_DIRECTIVE:_ Write the material out again in full, word for word. Do not include the pictures.

_DATASET CONTENT:_
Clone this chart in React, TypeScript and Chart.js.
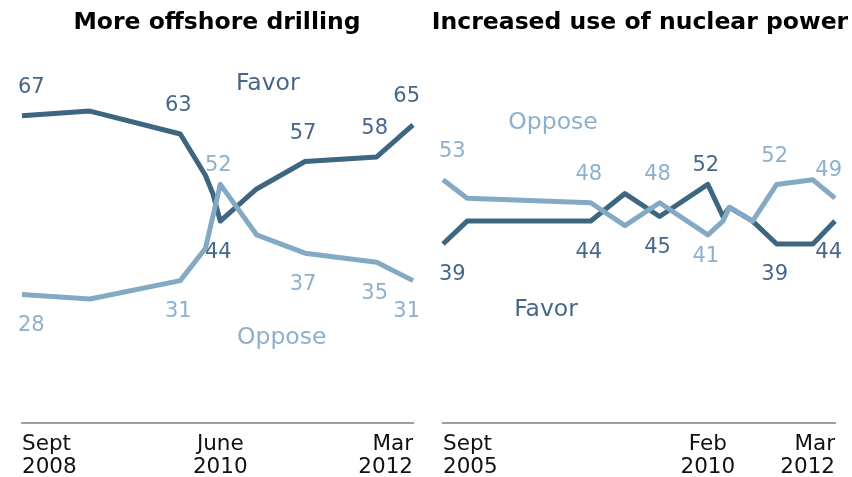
import React, { useEffect, useRef } from 'react';
import { Chart, registerables } from 'chart.js';

Chart.register(...registerables);

// ---------- Data ----------
// Left panel: More offshore drilling (x = months since Sept 2008)
const drillMonths = [0, 7.3, 17, 19.7, 20.5, 21.3, 25.2, 30.4, 38.1, 42];
const drillFavor = [67, 68, 63, 54, 50, 44, 51, 57, 58, 65];
const drillOppose = [28, 27, 31, 38, 45, 52, 41, 37, 35, 31];
const drillTickValues = [0, 21.3, 42];
const drillTickLabels = [['Sept', '2008'], ['June', '2010'], ['Mar', '2012']];

// Right panel: Increased use of nuclear power (x = months since Sept 2005)
const nukeMonths = [0, 4.8, 29.4, 36.2, 43.1, 52.7, 55.7, 57, 61.6, 66.4, 73.6, 78];
const nukeFavor = [39, 44, 44, 50, 45, 52, 45, 47, 44, 39, 39, 44];
const nukeOppose = [53, 49, 48, 43, 48, 41, 44, 47, 44, 52, 53, 49];
const nukeTickValues = [0, 52.7, 78];
const nukeTickLabels = [['Sept', '2005'], ['Feb', '2010'], ['Mar', '2012']];

// Which points carry a value label (style: where the label sits)
const drillFavorLabels = ['above', null, 'above', null, null, 'below', null, 'above', 'above', 'above'];
const drillOpposeLabels = ['below', null, 'below', null, null, 'aboveNear', null, 'below', 'below', 'below'];
const nukeFavorLabels = ['below', null, 'below', null, 'below', 'aboveNear', null, null, null, 'below', null, 'below'];
const nukeOpposeLabels = ['above', null, 'above', null, 'above', 'belowNear', null, null, null, 'above', null, 'above'];

// ---------- Style ----------
const FAVOR_LINE = '#3e6680';
const FAVOR_TEXT = '#46678a';
const OPPOSE_LINE = '#84a9c4';
const OPPOSE_TEXT = '#8db0cc';
const FONT = '"DejaVu Sans", Verdana, sans-serif';
const OFFSETS: Record<string, number> = { above: -28, below: 31, aboveNear: -19, belowNear: 22 };

const labelPlugin = {
  id: 'pointLabels',
  afterDatasetsDraw(chart: any, _args: any, opts: any) {
    const ctx = chart.ctx;
    ctx.save();
    ctx.textBaseline = 'middle';
    ctx.font = `21px ${FONT}`;
    chart.data.datasets.forEach((ds: any, di: number) => {
      const meta = chart.getDatasetMeta(di);
      const places = ds.labelPlaces || [];
      const last = meta.data.length - 1;
      ctx.fillStyle = ds.textColor;
      meta.data.forEach((pt: any, i: number) => {
        const p = places[i];
        if (!p) return;
        let dx = -2;
        ctx.textAlign = 'center';
        if (i === 0) { ctx.textAlign = 'left'; dx = -4; }
        else if (i === last) { ctx.textAlign = 'right'; dx = 7; }
        ctx.fillText(String(ds.data[i].y), pt.x + dx, pt.y + OFFSETS[p]);
      });
    });
    ctx.font = `23.5px ${FONT}`;
    ctx.textAlign = 'center';
    (opts.names || []).forEach((n: any) => {
      ctx.fillStyle = n.color;
      const x = chart.scales.x.getPixelForValue(n.x);
      const y = chart.scales.y.getPixelForValue(n.y);
      ctx.fillText(n.text, x, y);
    });
    // Panel title
    ctx.fillStyle = '#000';
    ctx.font = `bold 23.5px ${FONT}`;
    ctx.fillText(opts.title, chart.width / 2 + opts.titleDx, 23);
    ctx.restore();
  },
};

type PanelProps = {
  title: string;
  titleDx: number;
  months: number[];
  favor: number[];
  oppose: number[];
  favorLabels: (string | null)[];
  opposeLabels: (string | null)[];
  tickValues: number[];
  tickLabels: string[][];
  xMax: number;
  padLeft: number;
  padRight: number;
  names: { text: string; x: number; y: number; color: string }[];
  left: number;
};

function Panel(props: PanelProps) {
  const ref = useRef<HTMLCanvasElement>(null);
  useEffect(() => {
    if (!ref.current) return;
    const chart = new Chart(ref.current, {
      type: 'line',
      data: {
        datasets: [
          {
            label: 'Favor',
            data: props.months.map((m, i) => ({ x: m, y: props.favor[i] })),
            borderColor: FAVOR_LINE,
            borderWidth: 5,
            pointRadius: 0,
            tension: 0,
            borderJoinStyle: 'round',
            clip: false,
            order: 1,
            labelPlaces: props.favorLabels,
            textColor: FAVOR_TEXT,
          } as any,
          {
            label: 'Oppose',
            data: props.months.map((m, i) => ({ x: m, y: props.oppose[i] })),
            borderColor: OPPOSE_LINE,
            borderWidth: 5,
            pointRadius: 0,
            tension: 0,
            borderJoinStyle: 'round',
            clip: false,
            order: 0,
            labelPlaces: props.opposeLabels,
            textColor: OPPOSE_TEXT,
          } as any,
        ],
      },
      options: {
        animation: false,
        responsive: false,
        maintainAspectRatio: false,
        layout: { padding: { left: props.padLeft, right: props.padRight, top: 79, bottom: 0 } },
        plugins: {
          legend: { display: false },
          tooltip: { enabled: false },
          title: { display: false },
          pointLabels: { names: props.names, title: props.title, titleDx: props.titleDx },
        } as any,
        scales: {
          x: {
            type: 'linear',
            min: 0,
            max: props.xMax,
            grid: { display: false, drawTicks: false },
            border: { display: true, color: '#a0a0a0', width: 2 },
            afterBuildTicks: (axis: any) => {
              axis.ticks = props.tickValues.map((v) => ({ value: v }));
            },
            ticks: {
              autoSkip: false,
              maxRotation: 0,
              align: 'inner',
              padding: 11,
              color: '#111',
              font: { family: FONT, size: 21.5, lineHeight: 1.03 },
              callback: (_v: any, i: number) => props.tickLabels[i],
            },
          },
          y: {
            type: 'linear',
            display: false,
            min: 0,
            max: 75,
          },
        },
      },
      plugins: [labelPlugin],
    });
    return () => chart.destroy();
  }, []);
  return (
    <canvas
      ref={ref}
      width={426}
      height={489}
      style={{ position: 'absolute', left: props.left, top: 0, width: 426, height: 489 }}
    />
  );
}

export default function App() {
  return (
    <div style={{ position: 'absolute', left: 0, top: 0, width: 852, height: 477, overflow: 'hidden', background: '#fff' }}>
      <Panel
        title="More offshore drilling"
        titleDx={4}
        months={drillMonths}
        favor={drillFavor}
        oppose={drillOppose}
        favorLabels={drillFavorLabels}
        opposeLabels={drillOpposeLabels}
        tickValues={drillTickValues}
        tickLabels={drillTickLabels}
        xMax={42}
        padLeft={22}
        padRight={13}
        names={[
          { text: 'Favor', x: 26.4, y: 73.9, color: FAVOR_TEXT },
          { text: 'Oppose', x: 27.9, y: 18.5, color: OPPOSE_TEXT },
        ]}
        left={0}
      />
      <Panel
        title="Increased use of nuclear power"
        titleDx={1}
        months={nukeMonths}
        favor={nukeFavor}
        oppose={nukeOppose}
        favorLabels={nukeFavorLabels}
        opposeLabels={nukeOpposeLabels}
        tickValues={nukeTickValues}
        tickLabels={nukeTickLabels}
        xMax={78}
        padLeft={17}
        padRight={17}
        names={[
          { text: 'Oppose', x: 21.9, y: 65.4, color: OPPOSE_TEXT },
          { text: 'Favor', x: 20.5, y: 24.6, color: FAVOR_TEXT },
        ]}
        left={426}
      />
    </div>
  );
}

_SOLUTION FOR THIS TASK:_
Clone this chart in React, TypeScript and Chart.js.
import React, { useEffect, useRef } from 'react';
import { Chart, registerables } from 'chart.js';

Chart.register(...registerables);

// ---------- Data ----------
// Left panel: More offshore drilling (x = months since Sept 2008)
const drillMonths = [0, 7.3, 17, 19.7, 20.5, 21.3, 25.2, 30.4, 38.1, 42];
const drillFavor = [67, 68, 63, 54, 50, 44, 51, 57, 58, 65];
const drillOppose = [28, 27, 31, 38, 45, 52, 41, 37, 35, 31];
const drillTickValues = [0, 21.3, 42];
const drillTickLabels = [['Sept', '2008'], ['June', '2010'], ['Mar', '2012']];

// Right panel: Increased use of nuclear power (x = months since Sept 2005)
const nukeMonths = [0, 4.8, 29.4, 36.2, 43.1, 52.7, 55.7, 57, 61.6, 66.4, 73.6, 78];
const nukeFavor = [39, 44, 44, 50, 45, 52, 45, 47, 44, 39, 39, 44];
const nukeOppose = [53, 49, 48, 43, 48, 41, 44, 47, 44, 52, 53, 49];
const nukeTickValues = [0, 52.7, 78];
const nukeTickLabels = [['Sept', '2005'], ['Feb', '2010'], ['Mar', '2012']];

// Which points carry a value label (style: where the label sits)
const drillFavorLabels = ['above', null, 'above', null, null, 'below', null, 'above', 'above', 'above'];
const drillOpposeLabels = ['below', null, 'below', null, null, 'aboveNear', null, 'below', 'below', 'below'];
const nukeFavorLabels = ['below', null, 'below', null, 'below', 'aboveNear', null, null, null, 'below', null, 'below'];
const nukeOpposeLabels = ['above', null, 'above', null, 'above', 'belowNear', null, null, null, 'above', null, 'above'];

// ---------- Style ----------
const FAVOR_LINE = '#3e6680';
const FAVOR_TEXT = '#46678a';
const OPPOSE_LINE = '#84a9c4';
const OPPOSE_TEXT = '#8db0cc';
const FONT = '"DejaVu Sans", Verdana, sans-serif';
const OFFSETS: Record<string, number> = { above: -28, below: 31, aboveNear: -19, belowNear: 22 };

const labelPlugin = {
  id: 'pointLabels',
  afterDatasetsDraw(chart: any, _args: any, opts: any) {
    const ctx = chart.ctx;
    ctx.save();
    ctx.textBaseline = 'middle';
    ctx.font = `21px ${FONT}`;
    chart.data.datasets.forEach((ds: any, di: number) => {
      const meta = chart.getDatasetMeta(di);
      const places = ds.labelPlaces || [];
      const last = meta.data.length - 1;
      ctx.fillStyle = ds.textColor;
      meta.data.forEach((pt: any, i: number) => {
        const p = places[i];
        if (!p) return;
        let dx = -2;
        ctx.textAlign = 'center';
        if (i === 0) { ctx.textAlign = 'left'; dx = -4; }
        else if (i === last) { ctx.textAlign = 'right'; dx = 7; }
        ctx.fillText(String(ds.data[i].y), pt.x + dx, pt.y + OFFSETS[p]);
      });
    });
    ctx.font = `23.5px ${FONT}`;
    ctx.textAlign = 'center';
    (opts.names || []).forEach((n: any) => {
      ctx.fillStyle = n.color;
      const x = chart.scales.x.getPixelForValue(n.x);
      const y = chart.scales.y.getPixelForValue(n.y);
      ctx.fillText(n.text, x, y);
    });
    // Panel title
    ctx.fillStyle = '#000';
    ctx.font = `bold 23.5px ${FONT}`;
    ctx.fillText(opts.title, chart.width / 2 + opts.titleDx, 23);
    ctx.restore();
  },
};

type PanelProps = {
  title: string;
  titleDx: number;
  months: number[];
  favor: number[];
  oppose: number[];
  favorLabels: (string | null)[];
  opposeLabels: (string | null)[];
  tickValues: number[];
  tickLabels: string[][];
  xMax: number;
  padLeft: number;
  padRight: number;
  names: { text: string; x: number; y: number; color: string }[];
  left: number;
};

function Panel(props: PanelProps) {
  const ref = useRef<HTMLCanvasElement>(null);
  useEffect(() => {
    if (!ref.current) return;
    const chart = new Chart(ref.current, {
      type: 'line',
      data: {
        datasets: [
          {
            label: 'Favor',
            data: props.months.map((m, i) => ({ x: m, y: props.favor[i] })),
            borderColor: FAVOR_LINE,
            borderWidth: 5,
            pointRadius: 0,
            tension: 0,
            borderJoinStyle: 'round',
            clip: false,
            order: 1,
            labelPlaces: props.favorLabels,
            textColor: FAVOR_TEXT,
          } as any,
          {
            label: 'Oppose',
            data: props.months.map((m, i) => ({ x: m, y: props.oppose[i] })),
            borderColor: OPPOSE_LINE,
            borderWidth: 5,
            pointRadius: 0,
            tension: 0,
            borderJoinStyle: 'round',
            clip: false,
            order: 0,
            labelPlaces: props.opposeLabels,
            textColor: OPPOSE_TEXT,
          } as any,
        ],
      },
      options: {
        animation: false,
        responsive: false,
        maintainAspectRatio: false,
        layout: { padding: { left: props.padLeft, right: props.padRight, top: 79, bottom: 0 } },
        plugins: {
          legend: { display: false },
          tooltip: { enabled: false },
          title: { display: false },
          pointLabels: { names: props.names, title: props.title, titleDx: props.titleDx },
        } as any,
        scales: {
          x: {
            type: 'linear',
            min: 0,
            max: props.xMax,
            grid: { display: false, drawTicks: false },
            border: { display: true, color: '#a0a0a0', width: 2 },
            afterBuildTicks: (axis: any) => {
              axis.ticks = props.tickValues.map((v) => ({ value: v }));
            },
            ticks: {
              autoSkip: false,
              maxRotation: 0,
              align: 'inner',
              padding: 11,
              color: '#111',
              font: { family: FONT, size: 21.5, lineHeight: 1.03 },
              callback: (_v: any, i: number) => props.tickLabels[i],
            },
          },
          y: {
            type: 'linear',
            display: false,
            min: 0,
            max: 75,
          },
        },
      },
      plugins: [labelPlugin],
    });
    return () => chart.destroy();
  }, []);
  return (
    <canvas
      ref={ref}
      width={426}
      height={489}
      style={{ position: 'absolute', left: props.left, top: 0, width: 426, height: 489 }}
    />
  );
}

export default function App() {
  return (
    <div style={{ position: 'absolute', left: 0, top: 0, width: 852, height: 477, overflow: 'hidden', background: '#fff' }}>
      <Panel
        title="More offshore drilling"
        titleDx={4}
        months={drillMonths}
        favor={drillFavor}
        oppose={drillOppose}
        favorLabels={drillFavorLabels}
        opposeLabels={drillOpposeLabels}
        tickValues={drillTickValues}
        tickLabels={drillTickLabels}
        xMax={42}
        padLeft={22}
        padRight={13}
        names={[
          { text: 'Favor', x: 26.4, y: 73.9, color: FAVOR_TEXT },
          { text: 'Oppose', x: 27.9, y: 18.5, color: OPPOSE_TEXT },
        ]}
        left={0}
      />
      <Panel
        title="Increased use of nuclear power"
        titleDx={1}
        months={nukeMonths}
        favor={nukeFavor}
        oppose={nukeOppose}
        favorLabels={nukeFavorLabels}
        opposeLabels={nukeOpposeLabels}
        tickValues={nukeTickValues}
        tickLabels={nukeTickLabels}
        xMax={78}
        padLeft={17}
        padRight={17}
        names={[
          { text: 'Oppose', x: 21.9, y: 65.4, color: OPPOSE_TEXT },
          { text: 'Favor', x: 20.5, y: 24.6, color: FAVOR_TEXT },
        ]}
        left={426}
      />
    </div>
  );
}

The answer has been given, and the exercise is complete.